Sarah, however, had tried to take her children’s land for her and her new husband. She was later accused of witchcraft in February of 1692. She never confessed or accused others to witchcraft. She claimed her innocence and asserted her theological claim that the devil could take the shape of another person without their c compliance. Her case never to trial; she became ill before she went to prison and died shackled in prison on May 10, 1692 at age 49. By not accusing others of witchcraft along with her refusal to compromise her integrity, she closed an opportunity to save her life which eventually cost Sarah Osborne her life.

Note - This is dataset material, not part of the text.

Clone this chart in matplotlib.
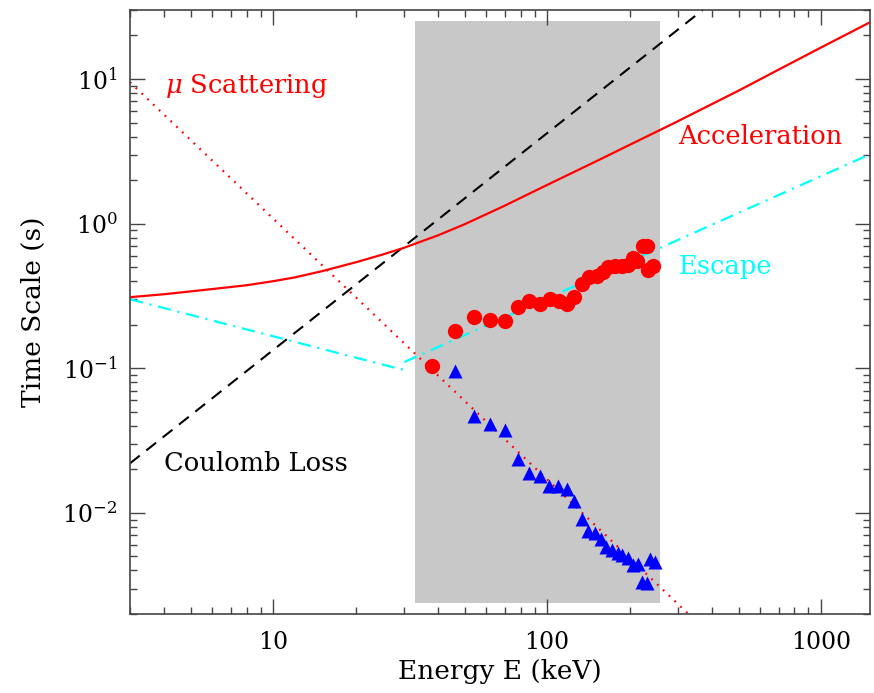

The Salem Witch Trials cost many their lives and others their reputations. As time passed on, an apology was amended clearing the names of those who fell victims to the trials. There are many theories detailing what could’ve been the cause to the girls’ reactions; their parents encouraging them to accuse those against their independent religious practice, boredom, an infectious fungus in the wheat crop, child abuse, epilepsy, and mental illness. All possible causations of their behavior, but the events that occurred during that time can only imagined due to the lack of evidence and knowledge.